From the listing that follows, output everything exactly except the pictures.

◇ ◇ ◇ ◇ ◇

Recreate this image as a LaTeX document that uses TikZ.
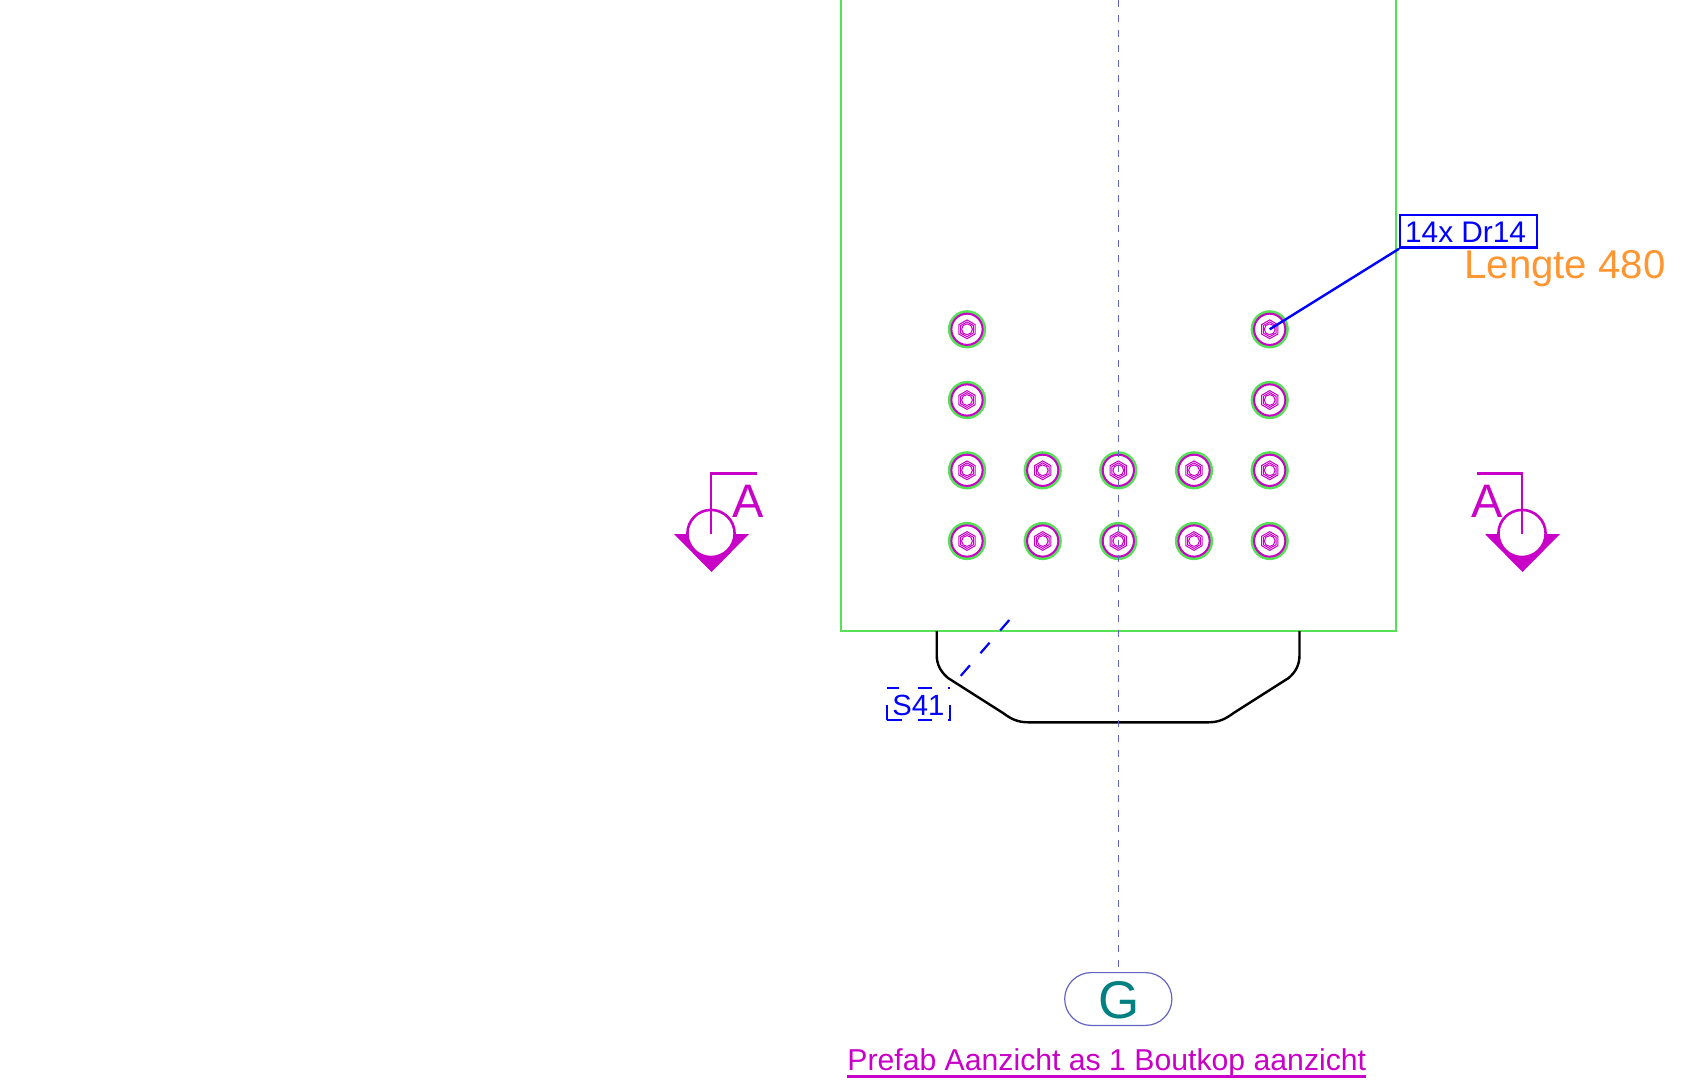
\documentclass[tikz,border=0pt]{standalone}
\usepackage{fontspec}
\setmainfont{Liberation Sans}
\usepackage{tikz}
\usetikzlibrary{shapes}
\usetikzlibrary{positioning}
\definecolor{mymagenta}{RGB}{200,0,200}
\definecolor{mygreen}{RGB}{85,225,85}
\definecolor{myaxis}{RGB}{100,100,195}
\definecolor{myorange}{RGB}{255,150,50}
\definecolor{myteal}{RGB}{0,128,128}
\tikzset{
    ringg/.style = {circle, draw=mygreen, line width=1.5pt, minimum size=17.6pt, inner sep=0pt},
    ringm/.style = {circle, draw=mymagenta, line width=1pt, minimum size=15.6pt, inner sep=0pt},
    hexo/.style = {regular polygon, regular polygon sides=6, shape border rotate=30, draw=mymagenta, line width=.5pt, minimum size=9.4pt, inner sep=0pt},
    hexi/.style = {regular polygon, regular polygon sides=6, shape border rotate=30, draw=mymagenta, line width=.5pt, minimum size=7.4pt, inner sep=0pt},
    holem/.style = {circle, draw=mymagenta, line width=.5pt, minimum size=5.4pt, inner sep=0pt},
    sect/.style = {circle, draw=mymagenta, fill=white, line width=1.3pt, minimum size=23.6pt, inner sep=0pt},
    secta/.style = {inner sep=0pt, anchor=base west, text=mymagenta, font=\fontsize{23.5}{26}\selectfont},
    edgem/.style = {draw=mymagenta, line width=1.2pt},
    edgeb/.style = {draw=blue, line width=1.2pt},
    edgea/.style = {draw=myaxis, line width=.5pt, dash pattern=on 3.5pt off 4pt},
    edgew/.style = {draw=blue, line width=1.1pt, dash pattern=on 7pt off 8pt},
    tagb/.style = {rectangle, draw=blue, line width=1.2pt, minimum width=68.3pt, minimum height=16.2pt, inner sep=0pt, anchor=north west},
    textb/.style = {inner sep=0pt, anchor=base west, text=blue, font=\fontsize{14.9}{17}\selectfont},
}

\begin{document}
\begin{tikzpicture}[x=.5pt,y=-.5pt]
  \useasboundingbox (0,0) rectangle (1708,1081);

  % plate
  \draw[mygreen,line width=1.2pt] (841,0) -- (841,631) -- (1395.7,631) -- (1395.7,0);
  % boutkop
  \draw[black,line width=1.2pt] (936.7,631) -- (936.7,655)
    .. controls (936.7,665) and (941,672) .. (948,678)
    -- (1003,713) .. controls (1011,719) and (1018,722.3) .. (1028,722.3)
    -- (1208.6,722.3) .. controls (1218.6,722.3) and (1225.6,719) .. (1233.6,713)
    -- (1288.6,678) .. controls (1295.6,672) and (1299.5,665) .. (1299.5,655)
    -- (1299.5,631);

  % bolts
  \foreach \bx/\by/\bn in {967/329.3/1,1269.7/329.3/2,967/400/3,1269.7/400/4,
      967/470.3/5,1042.7/470.3/6,1118.3/470.3/7,1194/470.3/8,1269.7/470.3/9,
      967/541/10,1042.7/541/11,1118.3/541/12,1194/541/13,1269.7/541/14}{
    \node[ringg] (g\bn) at (\bx,\by) {};
    \node[ringm] (m\bn) at (\bx,\by) {};
    \node[hexo] (h\bn) at (\bx,\by) {};
    \node[hexi] (i\bn) at (\bx,\by) {};
    \node[holem] (c\bn) at (\bx,\by) {};
  }

  % axis
  \node[rounded rectangle, draw=myaxis, line width=.6pt, minimum width=53.6pt, minimum height=26.4pt, inner sep=0pt] (pill) at (1118.3,999) {};
  \node[inner sep=0pt, anchor=base, text=myteal, font=\fontsize{26.5}{28}\selectfont] (glabel) at (1118.6,1018.5) {G};
  \coordinate (axistop) at (1118.3,0);
  \draw[edgea] (axistop) -- (pill.north);

  % section marks
  \coordinate (tl) at (711,534);
  \fill[mymagenta] (674,534) -- (749,534) -- (711.5,572) -- cycle;
  \node[sect] (secl) at (711,533.5) {};
  \coordinate (tlc) at (711,473.5);
  \coordinate (tle) at (757,473.5);
  \draw[edgem] (tl) -- (tlc) -- (tle);
  \node[secta] (al) at (732,517) {A};

  \coordinate (tr) at (1522,534);
  \fill[mymagenta] (1485,534) -- (1560,534) -- (1522.5,572) -- cycle;
  \node[sect] (secr) at (1522,533.5) {};
  \coordinate (trc) at (1522,473.5);
  \coordinate (tre) at (1477,473.5);
  \draw[edgem] (tr) -- (trc) -- (tre);
  \node[secta] (ar) at (1471,517) {A};

  % tag
  \node[tagb] (tag) at (1399,214) {};
  \node[textb] (tagtext) at (1404.7,242.5) {14x Dr14};
  \draw[edgeb] (tag.south west) -- (c2.center);
  \node[inner sep=0pt, anchor=base west, text=myorange, font=\fontsize{20.1}{22}\selectfont] (lengte) at (1464,278) {Lengte 480};

  % weld
  \node[rectangle, draw=blue, line width=1pt, dash pattern=on 7.5pt off 8.3pt on 7pt off 8pt on 8.35pt off 8.35pt on .85pt off 8pt on 7pt off 9.8pt on 6pt off 8.35pt on 7.5pt off 0pt, minimum width=31.65pt, minimum height=15.85pt, inner sep=0pt] (weldbox) at (918.3,704.2) {};
  \node[textb, font=\fontsize{14.6}{17}\selectfont] (weldtext) at (892,715) {S41};
  \coordinate (weldend) at (1009.3,620);
  \coordinate (weldtip) at (960,676.7);
  \draw[edgew] (weldend) -- (weldtip);

  % title
  \node[inner sep=0pt, anchor=base west, text=mymagenta, font=\fontsize{15.1}{17}\selectfont] (title) at (847,1070.5) {Prefab Aanzicht as 1 Boutkop aanzicht};
  \coordinate (ul) at (847,1076.5);
  \coordinate (ur) at (1366,1076.5);
  \draw[edgem] (ul) -- (ur);
\end{tikzpicture}
\end{document}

◇ ◇ ◇ ◇ ◇

▶ **Task result**
Recreate this image as a LaTeX document that uses TikZ.
\documentclass[tikz,border=0pt]{standalone}
\usepackage{fontspec}
\setmainfont{Liberation Sans}
\usepackage{tikz}
\usetikzlibrary{shapes}
\usetikzlibrary{positioning}
\definecolor{mymagenta}{RGB}{200,0,200}
\definecolor{mygreen}{RGB}{85,225,85}
\definecolor{myaxis}{RGB}{100,100,195}
\definecolor{myorange}{RGB}{255,150,50}
\definecolor{myteal}{RGB}{0,128,128}
\tikzset{
    ringg/.style = {circle, draw=mygreen, line width=1.5pt, minimum size=17.6pt, inner sep=0pt},
    ringm/.style = {circle, draw=mymagenta, line width=1pt, minimum size=15.6pt, inner sep=0pt},
    hexo/.style = {regular polygon, regular polygon sides=6, shape border rotate=30, draw=mymagenta, line width=.5pt, minimum size=9.4pt, inner sep=0pt},
    hexi/.style = {regular polygon, regular polygon sides=6, shape border rotate=30, draw=mymagenta, line width=.5pt, minimum size=7.4pt, inner sep=0pt},
    holem/.style = {circle, draw=mymagenta, line width=.5pt, minimum size=5.4pt, inner sep=0pt},
    sect/.style = {circle, draw=mymagenta, fill=white, line width=1.3pt, minimum size=23.6pt, inner sep=0pt},
    secta/.style = {inner sep=0pt, anchor=base west, text=mymagenta, font=\fontsize{23.5}{26}\selectfont},
    edgem/.style = {draw=mymagenta, line width=1.2pt},
    edgeb/.style = {draw=blue, line width=1.2pt},
    edgea/.style = {draw=myaxis, line width=.5pt, dash pattern=on 3.5pt off 4pt},
    edgew/.style = {draw=blue, line width=1.1pt, dash pattern=on 7pt off 8pt},
    tagb/.style = {rectangle, draw=blue, line width=1.2pt, minimum width=68.3pt, minimum height=16.2pt, inner sep=0pt, anchor=north west},
    textb/.style = {inner sep=0pt, anchor=base west, text=blue, font=\fontsize{14.9}{17}\selectfont},
}

\begin{document}
\begin{tikzpicture}[x=.5pt,y=-.5pt]
  \useasboundingbox (0,0) rectangle (1708,1081);

  % plate
  \draw[mygreen,line width=1.2pt] (841,0) -- (841,631) -- (1395.7,631) -- (1395.7,0);
  % boutkop
  \draw[black,line width=1.2pt] (936.7,631) -- (936.7,655)
    .. controls (936.7,665) and (941,672) .. (948,678)
    -- (1003,713) .. controls (1011,719) and (1018,722.3) .. (1028,722.3)
    -- (1208.6,722.3) .. controls (1218.6,722.3) and (1225.6,719) .. (1233.6,713)
    -- (1288.6,678) .. controls (1295.6,672) and (1299.5,665) .. (1299.5,655)
    -- (1299.5,631);

  % bolts
  \foreach \bx/\by/\bn in {967/329.3/1,1269.7/329.3/2,967/400/3,1269.7/400/4,
      967/470.3/5,1042.7/470.3/6,1118.3/470.3/7,1194/470.3/8,1269.7/470.3/9,
      967/541/10,1042.7/541/11,1118.3/541/12,1194/541/13,1269.7/541/14}{
    \node[ringg] (g\bn) at (\bx,\by) {};
    \node[ringm] (m\bn) at (\bx,\by) {};
    \node[hexo] (h\bn) at (\bx,\by) {};
    \node[hexi] (i\bn) at (\bx,\by) {};
    \node[holem] (c\bn) at (\bx,\by) {};
  }

  % axis
  \node[rounded rectangle, draw=myaxis, line width=.6pt, minimum width=53.6pt, minimum height=26.4pt, inner sep=0pt] (pill) at (1118.3,999) {};
  \node[inner sep=0pt, anchor=base, text=myteal, font=\fontsize{26.5}{28}\selectfont] (glabel) at (1118.6,1018.5) {G};
  \coordinate (axistop) at (1118.3,0);
  \draw[edgea] (axistop) -- (pill.north);

  % section marks
  \coordinate (tl) at (711,534);
  \fill[mymagenta] (674,534) -- (749,534) -- (711.5,572) -- cycle;
  \node[sect] (secl) at (711,533.5) {};
  \coordinate (tlc) at (711,473.5);
  \coordinate (tle) at (757,473.5);
  \draw[edgem] (tl) -- (tlc) -- (tle);
  \node[secta] (al) at (732,517) {A};

  \coordinate (tr) at (1522,534);
  \fill[mymagenta] (1485,534) -- (1560,534) -- (1522.5,572) -- cycle;
  \node[sect] (secr) at (1522,533.5) {};
  \coordinate (trc) at (1522,473.5);
  \coordinate (tre) at (1477,473.5);
  \draw[edgem] (tr) -- (trc) -- (tre);
  \node[secta] (ar) at (1471,517) {A};

  % tag
  \node[tagb] (tag) at (1399,214) {};
  \node[textb] (tagtext) at (1404.7,242.5) {14x Dr14};
  \draw[edgeb] (tag.south west) -- (c2.center);
  \node[inner sep=0pt, anchor=base west, text=myorange, font=\fontsize{20.1}{22}\selectfont] (lengte) at (1464,278) {Lengte 480};

  % weld
  \node[rectangle, draw=blue, line width=1pt, dash pattern=on 7.5pt off 8.3pt on 7pt off 8pt on 8.35pt off 8.35pt on .85pt off 8pt on 7pt off 9.8pt on 6pt off 8.35pt on 7.5pt off 0pt, minimum width=31.65pt, minimum height=15.85pt, inner sep=0pt] (weldbox) at (918.3,704.2) {};
  \node[textb, font=\fontsize{14.6}{17}\selectfont] (weldtext) at (892,715) {S41};
  \coordinate (weldend) at (1009.3,620);
  \coordinate (weldtip) at (960,676.7);
  \draw[edgew] (weldend) -- (weldtip);

  % title
  \node[inner sep=0pt, anchor=base west, text=mymagenta, font=\fontsize{15.1}{17}\selectfont] (title) at (847,1070.5) {Prefab Aanzicht as 1 Boutkop aanzicht};
  \coordinate (ul) at (847,1076.5);
  \coordinate (ur) at (1366,1076.5);
  \draw[edgem] (ul) -- (ur);
\end{tikzpicture}
\end{document}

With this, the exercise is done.